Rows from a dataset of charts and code
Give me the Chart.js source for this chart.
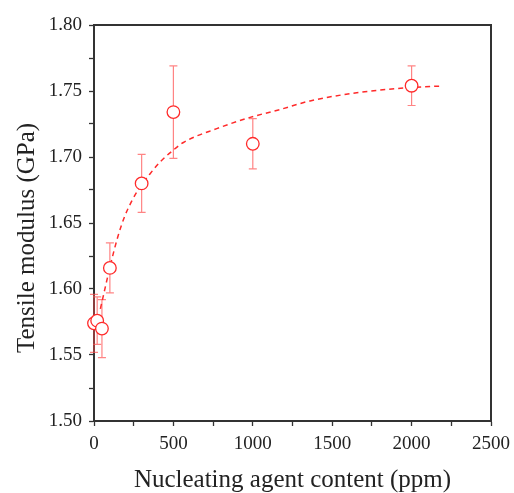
<!DOCTYPE html>
<html>
<head>
<meta charset="utf-8">
<script src="https://cdn.jsdelivr.net/npm/chart.js@4/dist/chart.umd.min.js"></script>
<style>
  html, body { margin: 0; padding: 0; background: #fff; }
  #wrap { width: 514px; height: 493px; position: relative; }
</style>
</head>
<body>
<div id="wrap"><canvas id="c" width="514" height="493"></canvas></div>
<script>
// Measured data
const contents = [0, 20, 50, 100, 300, 500, 1000, 2000];          // ppm
const modulus  = [1.574, 1.576, 1.570, 1.616, 1.680, 1.734, 1.710, 1.754]; // GPa
const errors   = [0.022, 0.018, 0.022, 0.019, 0.022, 0.035, 0.019, 0.015];

// Fitted (dashed) curve
const fitX = [40, 61, 103, 151, 193, 235, 277, 351, 414, 487, 563, 773, 983, 1172, 1361, 1676, 2000, 2180];
const fitY = [1.585, 1.596, 1.618, 1.640, 1.655, 1.666, 1.675, 1.687, 1.696, 1.704, 1.711, 1.7215, 1.730, 1.736, 1.7425, 1.749, 1.7527, 1.7537];

const xTicksMajor = [0, 500, 1000, 1500, 2000, 2500];
const yTicksMajor = [1.50, 1.55, 1.60, 1.65, 1.70, 1.75, 1.80];
const yTitle = 'Tensile modulus (GPa)';
const xTitle = 'Nucleating agent content (ppm)';

const RED = '#ff2a2a';
const ERR = 'rgba(255,80,80,0.7)';
const AXIS = '#333';
const FONT = '"Liberation Serif", "Times New Roman", serif';

const pts = contents.map((x, i) => ({ x, y: modulus[i], e: errors[i] }));
const fit = fitX.map((x, i) => ({ x, y: fitY[i] }));

const errorBars = {
  id: 'errorBars',
  beforeDatasetsDraw(chart) {
    const { ctx, scales: { x, y } } = chart;
    ctx.save();
    ctx.strokeStyle = ERR;
    ctx.lineWidth = 1.2;
    pts.forEach(p => {
      const px = x.getPixelForValue(p.x);
      const top = y.getPixelForValue(p.y + p.e);
      const bot = y.getPixelForValue(p.y - p.e);
      ctx.beginPath();
      ctx.moveTo(px, top); ctx.lineTo(px, bot);
      ctx.moveTo(px - 4, top); ctx.lineTo(px + 4, top);
      ctx.moveTo(px - 4, bot); ctx.lineTo(px + 4, bot);
      ctx.stroke();
    });
    ctx.restore();
  }
};

const frame = {
  id: 'frame',
  afterDraw(chart) {
    const { ctx, chartArea: a } = chart;
    ctx.save();
    ctx.strokeStyle = AXIS;
    ctx.lineWidth = 2;
    ctx.beginPath();
    ctx.moveTo(a.left, a.top); ctx.lineTo(a.right, a.top); ctx.lineTo(a.right, a.bottom);
    ctx.stroke();
    // y-axis title, drawn as text at its place in the reference
    ctx.fillStyle = '#222';
    ctx.font = '25px ' + FONT;
    ctx.textAlign = 'center';
    ctx.textBaseline = 'alphabetic';
    ctx.translate(34, (a.top + a.bottom) / 2 + 15);
    ctx.rotate(-Math.PI / 2);
    ctx.fillText(yTitle, 0, 0);
    ctx.restore();
  }
};

new Chart(document.getElementById('c'), {
  type: 'scatter',
  data: {
    datasets: [
      {
        type: 'line',
        data: fit,
        borderColor: RED,
        borderWidth: 1.5,
        borderDash: [5, 4],
        pointRadius: 0,
        fill: false,
        cubicInterpolationMode: 'monotone',
        order: 2
      },
      {
        data: pts,
        pointStyle: 'circle',
        pointRadius: 6.3,
        pointBorderWidth: 1.3,
        pointBorderColor: RED,
        pointBackgroundColor: '#fff',
        borderColor: RED,
        backgroundColor: '#fff',
        order: 1,
        clip: false
      }
    ]
  },
  options: {
    responsive: false,
    animation: false,
    layout: { padding: { top: 25, right: 23, left: 0, bottom: 0 } },
    plugins: { legend: { display: false }, tooltip: { enabled: false } },
    scales: {
      x: {
        type: 'linear',
        min: 0, max: 2500,
        afterBuildTicks(s) {
          const t = [];
          for (let v = 0; v <= 2500; v += 250) t.push({ value: v });
          s.ticks = t;
        },
        afterFit(s) { s.height = 72; s.paddingLeft = 0; s.paddingRight = 0; },
        border: { display: true, color: AXIS, width: 2 },
        grid: { drawOnChartArea: false, drawTicks: true, tickLength: 5, color: AXIS, tickWidth: 1.3 },
        ticks: {
          color: '#222',
          font: { family: FONT, size: 19 },
          padding: 7,
          maxRotation: 0,
          autoSkip: false,
          callback: v => xTicksMajor.includes(v) ? String(v) : ''
        },
        title: {
          display: true,
          text: xTitle,
          color: '#222',
          font: { family: FONT, size: 25 },
          padding: { top: 0, bottom: -2 }
        }
      },
      y: {
        type: 'linear',
        min: 1.5, max: 1.8,
        afterBuildTicks(s) {
          const t = [];
          for (let k = 0; k <= 12; k++) t.push({ value: 1.5 + k * 0.025 });
          s.ticks = t;
        },
        afterFit(s) { s.width = 94; s.paddingTop = 0; s.paddingBottom = 0; },
        border: { display: true, color: AXIS, width: 2 },
        grid: { drawOnChartArea: false, drawTicks: true, tickLength: 5, color: AXIS, tickWidth: 1.3 },
        ticks: {
          color: '#222',
          font: { family: FONT, size: 19 },
          padding: 7,
          autoSkip: false,
          callback: v => {
            const m = yTicksMajor.find(t => Math.abs(t - v) < 1e-6);
            return m !== undefined ? m.toFixed(2) : '';
          }
        },
        title: { display: false }
      }
    }
  },
  plugins: [errorBars, frame]
});
</script>
</body>
</html>
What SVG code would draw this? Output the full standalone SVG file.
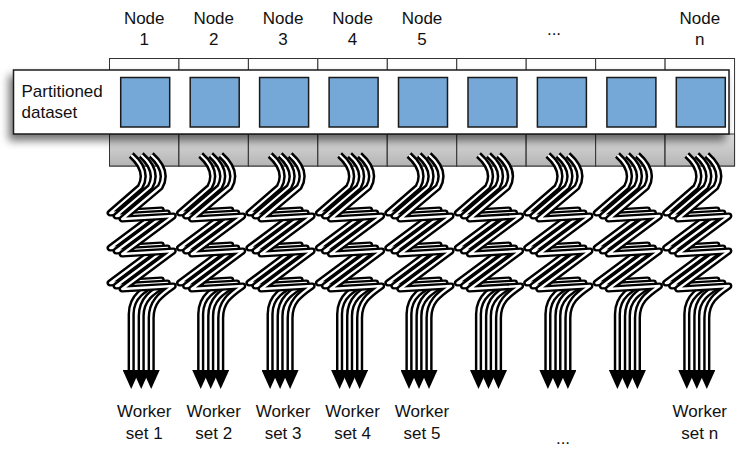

**Exercise objective:** Transcribe the whole listing, character for character, but not its images.

**The output:**
Give me the Chart.js source for this chart.
<!DOCTYPE html>
<html>
<head>
<meta charset="utf-8">
<script src="https://cdn.jsdelivr.net/npm/chart.js@4/dist/chart.umd.min.js"></script>
<style>
  html, body { margin: 0; padding: 0; background: #fff; }
  #wrap { width: 514px; height: 493px; position: relative; }
</style>
</head>
<body>
<div id="wrap"><canvas id="c" width="514" height="493"></canvas></div>
<script>
// Measured data
const contents = [0, 20, 50, 100, 300, 500, 1000, 2000];          // ppm
const modulus  = [1.574, 1.576, 1.570, 1.616, 1.680, 1.734, 1.710, 1.754]; // GPa
const errors   = [0.022, 0.018, 0.022, 0.019, 0.022, 0.035, 0.019, 0.015];

// Fitted (dashed) curve
const fitX = [40, 61, 103, 151, 193, 235, 277, 351, 414, 487, 563, 773, 983, 1172, 1361, 1676, 2000, 2180];
const fitY = [1.585, 1.596, 1.618, 1.640, 1.655, 1.666, 1.675, 1.687, 1.696, 1.704, 1.711, 1.7215, 1.730, 1.736, 1.7425, 1.749, 1.7527, 1.7537];

const xTicksMajor = [0, 500, 1000, 1500, 2000, 2500];
const yTicksMajor = [1.50, 1.55, 1.60, 1.65, 1.70, 1.75, 1.80];
const yTitle = 'Tensile modulus (GPa)';
const xTitle = 'Nucleating agent content (ppm)';

const RED = '#ff2a2a';
const ERR = 'rgba(255,80,80,0.7)';
const AXIS = '#333';
const FONT = '"Liberation Serif", "Times New Roman", serif';

const pts = contents.map((x, i) => ({ x, y: modulus[i], e: errors[i] }));
const fit = fitX.map((x, i) => ({ x, y: fitY[i] }));

const errorBars = {
  id: 'errorBars',
  beforeDatasetsDraw(chart) {
    const { ctx, scales: { x, y } } = chart;
    ctx.save();
    ctx.strokeStyle = ERR;
    ctx.lineWidth = 1.2;
    pts.forEach(p => {
      const px = x.getPixelForValue(p.x);
      const top = y.getPixelForValue(p.y + p.e);
      const bot = y.getPixelForValue(p.y - p.e);
      ctx.beginPath();
      ctx.moveTo(px, top); ctx.lineTo(px, bot);
      ctx.moveTo(px - 4, top); ctx.lineTo(px + 4, top);
      ctx.moveTo(px - 4, bot); ctx.lineTo(px + 4, bot);
      ctx.stroke();
    });
    ctx.restore();
  }
};

const frame = {
  id: 'frame',
  afterDraw(chart) {
    const { ctx, chartArea: a } = chart;
    ctx.save();
    ctx.strokeStyle = AXIS;
    ctx.lineWidth = 2;
    ctx.beginPath();
    ctx.moveTo(a.left, a.top); ctx.lineTo(a.right, a.top); ctx.lineTo(a.right, a.bottom);
    ctx.stroke();
    // y-axis title, drawn as text at its place in the reference
    ctx.fillStyle = '#222';
    ctx.font = '25px ' + FONT;
    ctx.textAlign = 'center';
    ctx.textBaseline = 'alphabetic';
    ctx.translate(34, (a.top + a.bottom) / 2 + 15);
    ctx.rotate(-Math.PI / 2);
    ctx.fillText(yTitle, 0, 0);
    ctx.restore();
  }
};

new Chart(document.getElementById('c'), {
  type: 'scatter',
  data: {
    datasets: [
      {
        type: 'line',
        data: fit,
        borderColor: RED,
        borderWidth: 1.5,
        borderDash: [5, 4],
        pointRadius: 0,
        fill: false,
        cubicInterpolationMode: 'monotone',
        order: 2
      },
      {
        data: pts,
        pointStyle: 'circle',
        pointRadius: 6.3,
        pointBorderWidth: 1.3,
        pointBorderColor: RED,
        pointBackgroundColor: '#fff',
        borderColor: RED,
        backgroundColor: '#fff',
        order: 1,
        clip: false
      }
    ]
  },
  options: {
    responsive: false,
    animation: false,
    layout: { padding: { top: 25, right: 23, left: 0, bottom: 0 } },
    plugins: { legend: { display: false }, tooltip: { enabled: false } },
    scales: {
      x: {
        type: 'linear',
        min: 0, max: 2500,
        afterBuildTicks(s) {
          const t = [];
          for (let v = 0; v <= 2500; v += 250) t.push({ value: v });
          s.ticks = t;
        },
        afterFit(s) { s.height = 72; s.paddingLeft = 0; s.paddingRight = 0; },
        border: { display: true, color: AXIS, width: 2 },
        grid: { drawOnChartArea: false, drawTicks: true, tickLength: 5, color: AXIS, tickWidth: 1.3 },
        ticks: {
          color: '#222',
          font: { family: FONT, size: 19 },
          padding: 7,
          maxRotation: 0,
          autoSkip: false,
          callback: v => xTicksMajor.includes(v) ? String(v) : ''
        },
        title: {
          display: true,
          text: xTitle,
          color: '#222',
          font: { family: FONT, size: 25 },
          padding: { top: 0, bottom: -2 }
        }
      },
      y: {
        type: 'linear',
        min: 1.5, max: 1.8,
        afterBuildTicks(s) {
          const t = [];
          for (let k = 0; k <= 12; k++) t.push({ value: 1.5 + k * 0.025 });
          s.ticks = t;
        },
        afterFit(s) { s.width = 94; s.paddingTop = 0; s.paddingBottom = 0; },
        border: { display: true, color: AXIS, width: 2 },
        grid: { drawOnChartArea: false, drawTicks: true, tickLength: 5, color: AXIS, tickWidth: 1.3 },
        ticks: {
          color: '#222',
          font: { family: FONT, size: 19 },
          padding: 7,
          autoSkip: false,
          callback: v => {
            const m = yTicksMajor.find(t => Math.abs(t - v) < 1e-6);
            return m !== undefined ? m.toFixed(2) : '';
          }
        },
        title: { display: false }
      }
    }
  },
  plugins: [errorBars, frame]
});
</script>
</body>
</html>
What SVG code would draw this? Output the full standalone SVG file.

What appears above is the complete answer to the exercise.